In announcing on Wednesday that it had decided to hold steady on rates for the time being – on the heels of rate hikes in its previous two policy announcements – the BoC signalled it is very much in a wait-and-see mode for its next rate move.

While Governor Stephen Poloz made clear the bank still expects to raise rates further in the coming months as the economy continues to expand at a healthy clip, the bank said it will be "cautious" in its rate decisions from here. There are just too many things the bank's policy makers don't quite understand about how things will play out from here.

And at the top of that list is inflation. Inflation was the first item of discussion in the bank's rate-decision statement.

Inflation issues occupied not one but two special "boxes" in the Monetary Policy Report – one of the central bank's favoured devices to draw attention to the most pressing questions dominating its monetary-policy deliberations. At the same time, the bank released two staff analytical papers on factors affecting Canadian and global inflation.

That left no doubt the inflation riddle is a major preoccupation for the central bank's top decision makers. And that riddle, in a nutshell, is why do we still have remarkably tame inflation even as the Canadian economy has accelerated to more or less full speed?

That is, after all, the standard recipe for inflation. The two rate hikes over the summer were predicated on the widely accepted economic notion that inflation rises as an economy uses up its spare capacity. Indeed, after the country's economic surge of the first half of the year, the central bank now estimates the output gap – the difference between how much the economy is producing and how much it has capacity to produce – is essentially closed.

Yet, the inflation rate has only just started to pick up and remains well below the bank's 2-per-cent target, which serves as its formal guide for setting monetary policy. And even the recent increases are less than convincing; the modest climb to 1.6 per cent in September was helped considerably by a spike in gasoline prices due to hurricane-related U.S. refinery shutdowns – a textbook temporary distortion, the kind of thing the BoC usually looks past when assessing inflationary pressures.

This is hardly new; inflation has been stubbornly weak throughout the post-financial-crisis economic recovery, not just in Canada but throughout the world's advanced economies. Persistent economic weakness could usually be blamed. But the increasing worry in some quarters is that the inflation model is somehow broken, that the world has changed so much that one central bank's domestic monetary policy can't get inflation back up to where it used to be.

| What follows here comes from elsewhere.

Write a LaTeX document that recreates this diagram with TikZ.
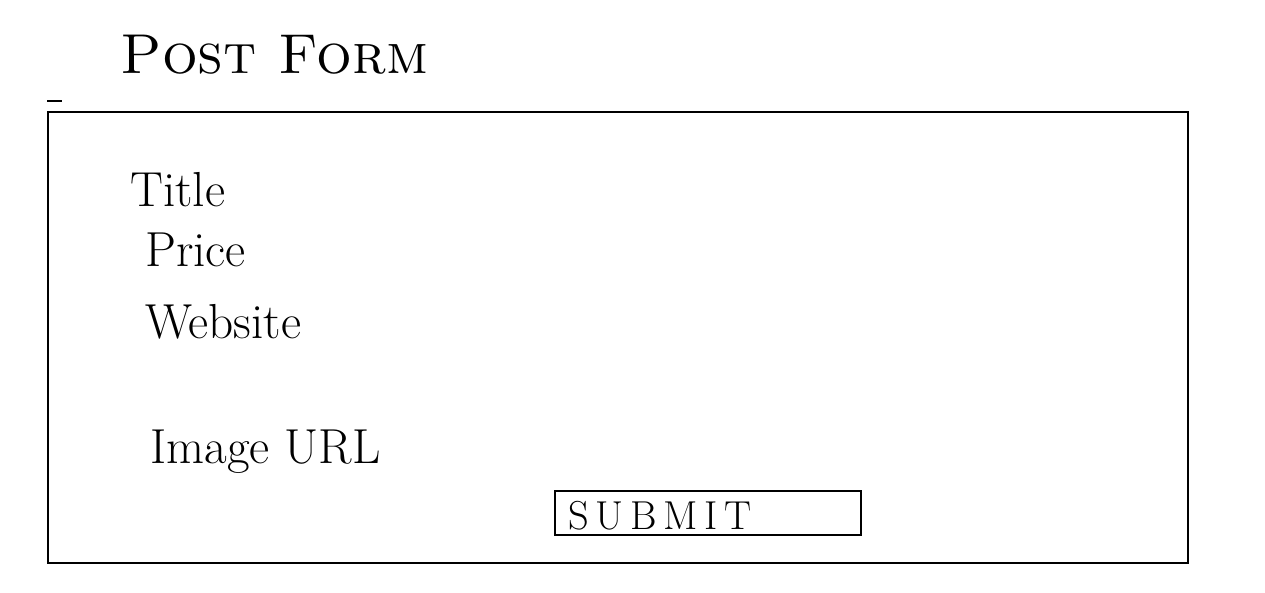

In economies such as Canada's that have overcome that persistent weakness and returned to full capacity, the moment of truth has arrived.

But the BoC's researchers examined the question and concluded that global factors often blamed for inflation's demise, such as globalization and digital technology, haven't had a big impact in Canada. The stubborn lag in inflation in Canada can still be attributed to good old-fashioned supply and demand, obscured by various transitory factors. (The latest of these is this year's rise in the Canadian dollar, which the bank believes will trim about 0.5 percentage points off year-over-year inflation by the middle of next year, after which its impact will drop off.)

"This work has generally confirmed our faith in our model of inflation, in which inflation depends mainly on the degree of excess demand or excess supply in the economy, and this process operates with a lag," Mr. Poloz said.

But the faith has yet to be proven. And to make things more complicated, the Bank of Canada isn't entirely sure if the economy is, in fact, running at full capacity. It believes that companies' facilities are essentially operating at their maximum output, but the labour market still has slack in it – as evidenced by the still relatively tame growth in wages. And businesses have stepped up their investing as the economy has surged this year, implying that capacity is being added to meet rising demand. So the economy may still have more room to grow before the inflation train leaves the station.

So the bank has shifted into caution mode while it waits for economic data to justify its faith that the inflation model still works. In fact, Mr. Poloz said that as long as inflation remains below the 2-per-cent target, "we continue to be more preoccupied with the downside risks to inflation" – a pretty clear signal the next rate hike is going to need some evidence that inflation is taking hold.

The risk is that the central bank waits too long to be convinced it is right, that capacity pressures have triggered inflation. But by getting two rate hikes under its belt in the summer, the bank has hedged its bet on this front – tempering the economy and creating a headwind on inflation that will buy it some more time to see if the inflation-and-capacity forces beneath the surface are behaving as expected. Its hope is that it has done just enough to keep the risks balanced. It's a delicate dance the central bank has begun.